What this task involves: Copy each line that contains the string "standalone".
— Begin Provided data —
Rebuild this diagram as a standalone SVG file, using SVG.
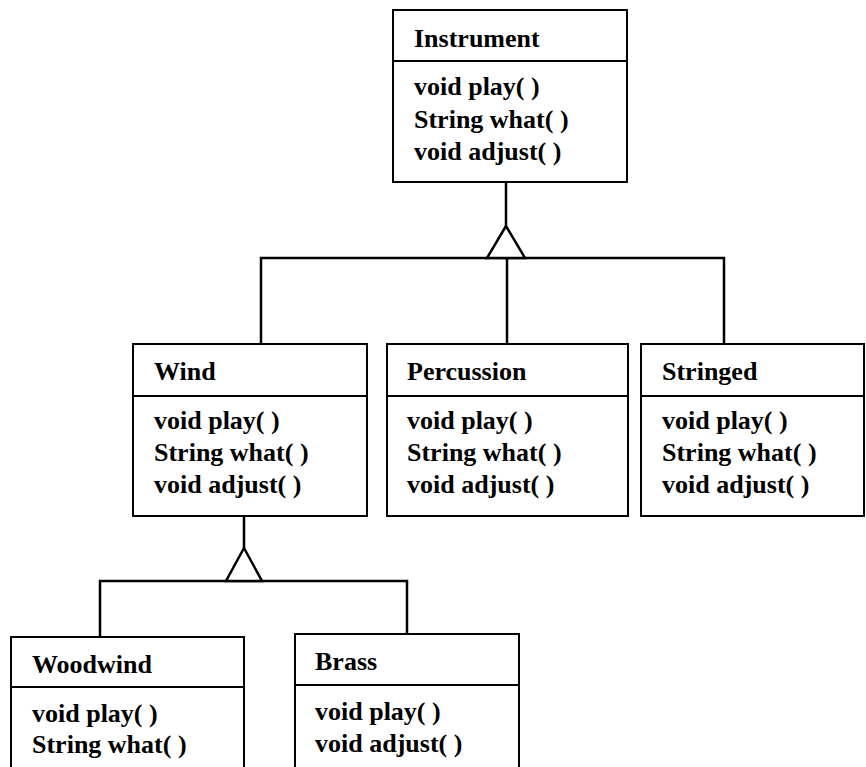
— End Provided data —
— Begin Provided data —
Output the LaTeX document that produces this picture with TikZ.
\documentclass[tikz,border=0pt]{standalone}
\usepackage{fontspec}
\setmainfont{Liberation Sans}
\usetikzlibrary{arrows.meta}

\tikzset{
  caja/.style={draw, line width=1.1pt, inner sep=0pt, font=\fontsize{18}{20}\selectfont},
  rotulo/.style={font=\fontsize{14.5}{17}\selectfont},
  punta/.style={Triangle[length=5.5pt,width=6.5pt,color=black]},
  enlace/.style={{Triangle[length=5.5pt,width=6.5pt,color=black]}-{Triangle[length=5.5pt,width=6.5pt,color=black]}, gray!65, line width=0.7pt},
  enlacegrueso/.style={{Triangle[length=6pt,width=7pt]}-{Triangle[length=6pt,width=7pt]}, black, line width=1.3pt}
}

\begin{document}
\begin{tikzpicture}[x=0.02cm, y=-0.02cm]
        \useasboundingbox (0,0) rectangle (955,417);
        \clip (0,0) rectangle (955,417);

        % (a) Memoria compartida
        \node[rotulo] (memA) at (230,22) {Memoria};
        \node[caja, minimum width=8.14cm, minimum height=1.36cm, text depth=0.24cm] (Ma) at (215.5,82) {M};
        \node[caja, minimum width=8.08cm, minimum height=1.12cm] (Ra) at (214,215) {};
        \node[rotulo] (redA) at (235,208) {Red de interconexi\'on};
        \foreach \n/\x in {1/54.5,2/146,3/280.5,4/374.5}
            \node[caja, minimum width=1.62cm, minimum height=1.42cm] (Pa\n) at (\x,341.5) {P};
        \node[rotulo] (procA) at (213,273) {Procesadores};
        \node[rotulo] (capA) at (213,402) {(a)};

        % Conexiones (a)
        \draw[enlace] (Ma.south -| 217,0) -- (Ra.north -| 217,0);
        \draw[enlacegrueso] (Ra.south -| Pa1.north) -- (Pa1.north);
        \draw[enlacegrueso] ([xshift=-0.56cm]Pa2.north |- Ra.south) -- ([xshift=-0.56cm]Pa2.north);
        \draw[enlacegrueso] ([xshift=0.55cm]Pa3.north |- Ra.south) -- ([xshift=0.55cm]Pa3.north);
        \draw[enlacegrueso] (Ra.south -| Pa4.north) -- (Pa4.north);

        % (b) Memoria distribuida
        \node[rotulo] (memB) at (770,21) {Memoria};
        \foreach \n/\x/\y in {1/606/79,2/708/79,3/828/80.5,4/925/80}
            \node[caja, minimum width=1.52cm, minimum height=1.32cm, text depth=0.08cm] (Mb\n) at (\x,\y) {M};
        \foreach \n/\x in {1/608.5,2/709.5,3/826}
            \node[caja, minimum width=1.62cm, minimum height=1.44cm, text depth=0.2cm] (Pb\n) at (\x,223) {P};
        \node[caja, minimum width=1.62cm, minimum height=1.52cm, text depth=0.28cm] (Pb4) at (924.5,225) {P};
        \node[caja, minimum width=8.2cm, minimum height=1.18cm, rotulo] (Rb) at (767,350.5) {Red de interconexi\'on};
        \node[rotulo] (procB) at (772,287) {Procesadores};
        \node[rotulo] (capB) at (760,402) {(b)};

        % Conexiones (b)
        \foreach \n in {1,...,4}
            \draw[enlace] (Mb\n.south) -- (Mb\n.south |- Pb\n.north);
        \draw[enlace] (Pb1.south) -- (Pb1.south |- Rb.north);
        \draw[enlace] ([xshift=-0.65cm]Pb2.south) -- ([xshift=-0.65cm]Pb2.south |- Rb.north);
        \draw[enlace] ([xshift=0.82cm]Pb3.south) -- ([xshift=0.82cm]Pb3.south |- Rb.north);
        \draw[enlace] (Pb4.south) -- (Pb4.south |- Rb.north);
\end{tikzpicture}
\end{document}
— End Provided data —
Answer to this task:
Rebuild this diagram as a standalone SVG file, using SVG.
\documentclass[tikz,border=0pt]{standalone}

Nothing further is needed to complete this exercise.